| To do |
Give the material once more, word for word, without any images.

>> Begin Supplied information

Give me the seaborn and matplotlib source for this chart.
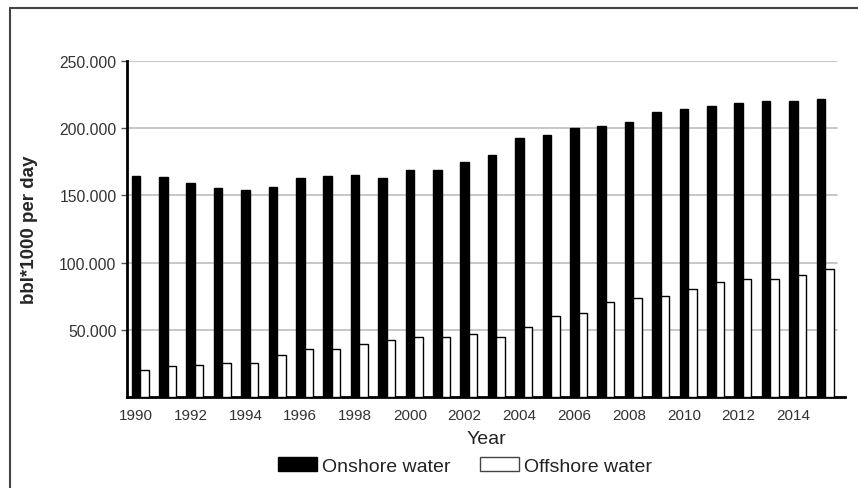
import matplotlib
matplotlib.use("Agg")
import matplotlib.pyplot as plt
from matplotlib.lines import Line2D
from matplotlib.ticker import FuncFormatter
import pandas as pd
import seaborn as sns

years = list(range(1990, 2016))
onshore = [164.7, 163.5, 159.0, 155.3, 154.0, 156.0, 163.0, 164.4, 165.4, 162.7,
           169.0, 169.0, 174.6, 180.0, 192.5, 195.2, 200.1, 201.6, 204.6, 211.8,
           214.3, 216.7, 219.0, 220.2, 220.2, 221.5]
offshore = [20.3, 22.8, 24.0, 25.3, 25.3, 31.5, 35.5, 35.5, 39.7, 42.7,
            44.9, 44.6, 46.9, 44.6, 52.1, 60.0, 62.3, 70.7, 73.4, 75.4,
            80.1, 85.3, 87.5, 87.5, 90.5, 95.2]
series_names = ["Onshore water", "Offshore water"]
tick_years = list(range(1990, 2015, 2))
y_ticks = [50000, 100000, 150000, 200000, 250000]

df = pd.DataFrame({
    "Year": years * 2,
    "value": [v * 1000 for v in onshore] + [v * 1000 for v in offshore],
    "series": [series_names[0]] * len(years) + [series_names[1]] * len(years),
})

sns.set_style("white")
plt.rcParams["font.family"] = ["Liberation Sans", "DejaVu Sans"]

fig = plt.figure(figsize=(8.58, 4.89), dpi=100)
ax = fig.add_axes([0.148, 0.186, 0.837, 0.687])

bar_w = 0.62
sns.barplot(data=df, x="Year", y="value", hue="series",
            palette={series_names[0]: "black", series_names[1]: "white"},
            width=bar_w, dodge=True, ax=ax, legend=False, zorder=3)

for patch in ax.patches:
    patch.set_edgecolor("black")
    patch.set_linewidth(1.0)

ax.set_ylim(0, 250000)
ax.set_xlim(-0.48, len(years) - 0.27)
ax.set_yticks(y_ticks)
ax.yaxis.set_major_formatter(FuncFormatter(lambda v, p: f"{int(v):,}".replace(",", ".")))
for y in y_ticks:
    ax.axhline(y, xmax=0.989, color="#bdbdbd", linewidth=1.2, zorder=0)

# ticks sit under the onshore bar of each even year
offset = bar_w / 4
ax.set_xticks([years.index(y) - offset for y in tick_years])
ax.set_xticklabels([str(y) for y in tick_years])

ax.tick_params(axis="y", labelsize=11.3, colors="#555555", labelcolor="#333333",
               length=4, width=1, left=True)
ax.tick_params(axis="x", labelsize=11, labelcolor="#333333", length=0, pad=8)

for side in ["top", "right"]:
    ax.spines[side].set_visible(False)
ax.spines["left"].set_color("black")
ax.spines["left"].set_linewidth(2)
ax.spines["bottom"].set_color("black")
ax.spines["bottom"].set_linewidth(2)

ax.set_ylabel("bbl*1000 per day", fontsize=13.5, fontweight="bold")
ax.yaxis.set_label_coords(-0.124, 0.5)
ax.set_xlabel("Year", fontsize=14, color="#222222", labelpad=6)

handles = [
    plt.Rectangle((0, 0), 1, 1, facecolor="black", edgecolor="black"),
    plt.Rectangle((0, 0), 1, 1, facecolor="white", edgecolor="#444444"),
]
fig.legend(handles, series_names, loc="center", bbox_to_anchor=(0.542, 0.045),
           ncol=2, frameon=False, fontsize=14, handlelength=2.0, handleheight=0.77,
           handletextpad=0.26, columnspacing=1.5, labelcolor="#222222",
           borderpad=0.2)

# outer frame of the figure (top and left edges visible)
fig.add_artist(Line2D([0.0117, 1.0], [0.982, 0.982], transform=fig.transFigure,
                      color="#444444", linewidth=1.5))
fig.add_artist(Line2D([0.0117, 0.0117], [0.0, 0.982], transform=fig.transFigure,
                      color="#444444", linewidth=1.5))

fig.savefig("out.png", dpi=100)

>> End Supplied information

| The reply |
Give me the seaborn and matplotlib source for this chart.
import matplotlib
matplotlib.use("Agg")
import matplotlib.pyplot as plt
from matplotlib.lines import Line2D
from matplotlib.ticker import FuncFormatter
import pandas as pd
import seaborn as sns

years = list(range(1990, 2016))
onshore = [164.7, 163.5, 159.0, 155.3, 154.0, 156.0, 163.0, 164.4, 165.4, 162.7,
           169.0, 169.0, 174.6, 180.0, 192.5, 195.2, 200.1, 201.6, 204.6, 211.8,
           214.3, 216.7, 219.0, 220.2, 220.2, 221.5]
offshore = [20.3, 22.8, 24.0, 25.3, 25.3, 31.5, 35.5, 35.5, 39.7, 42.7,
            44.9, 44.6, 46.9, 44.6, 52.1, 60.0, 62.3, 70.7, 73.4, 75.4,
            80.1, 85.3, 87.5, 87.5, 90.5, 95.2]
series_names = ["Onshore water", "Offshore water"]
tick_years = list(range(1990, 2015, 2))
y_ticks = [50000, 100000, 150000, 200000, 250000]

df = pd.DataFrame({
    "Year": years * 2,
    "value": [v * 1000 for v in onshore] + [v * 1000 for v in offshore],
    "series": [series_names[0]] * len(years) + [series_names[1]] * len(years),
})

sns.set_style("white")
plt.rcParams["font.family"] = ["Liberation Sans", "DejaVu Sans"]

fig = plt.figure(figsize=(8.58, 4.89), dpi=100)
ax = fig.add_axes([0.148, 0.186, 0.837, 0.687])

bar_w = 0.62
sns.barplot(data=df, x="Year", y="value", hue="series",
            palette={series_names[0]: "black", series_names[1]: "white"},
            width=bar_w, dodge=True, ax=ax, legend=False, zorder=3)

for patch in ax.patches:
    patch.set_edgecolor("black")
    patch.set_linewidth(1.0)

ax.set_ylim(0, 250000)
ax.set_xlim(-0.48, len(years) - 0.27)
ax.set_yticks(y_ticks)
ax.yaxis.set_major_formatter(FuncFormatter(lambda v, p: f"{int(v):,}".replace(",", ".")))
for y in y_ticks:
    ax.axhline(y, xmax=0.989, color="#bdbdbd", linewidth=1.2, zorder=0)

# ticks sit under the onshore bar of each even year
offset = bar_w / 4
ax.set_xticks([years.index(y) - offset for y in tick_years])
ax.set_xticklabels([str(y) for y in tick_years])

ax.tick_params(axis="y", labelsize=11.3, colors="#555555", labelcolor="#333333",
               length=4, width=1, left=True)
ax.tick_params(axis="x", labelsize=11, labelcolor="#333333", length=0, pad=8)

for side in ["top", "right"]:
    ax.spines[side].set_visible(False)
ax.spines["left"].set_color("black")
ax.spines["left"].set_linewidth(2)
ax.spines["bottom"].set_color("black")
ax.spines["bottom"].set_linewidth(2)

ax.set_ylabel("bbl*1000 per day", fontsize=13.5, fontweight="bold")
ax.yaxis.set_label_coords(-0.124, 0.5)
ax.set_xlabel("Year", fontsize=14, color="#222222", labelpad=6)

handles = [
    plt.Rectangle((0, 0), 1, 1, facecolor="black", edgecolor="black"),
    plt.Rectangle((0, 0), 1, 1, facecolor="white", edgecolor="#444444"),
]
fig.legend(handles, series_names, loc="center", bbox_to_anchor=(0.542, 0.045),
           ncol=2, frameon=False, fontsize=14, handlelength=2.0, handleheight=0.77,
           handletextpad=0.26, columnspacing=1.5, labelcolor="#222222",
           borderpad=0.2)

# outer frame of the figure (top and left edges visible)
fig.add_artist(Line2D([0.0117, 1.0], [0.982, 0.982], transform=fig.transFigure,
                      color="#444444", linewidth=1.5))
fig.add_artist(Line2D([0.0117, 0.0117], [0.0, 0.982], transform=fig.transFigure,
                      color="#444444", linewidth=1.5))

fig.savefig("out.png", dpi=100)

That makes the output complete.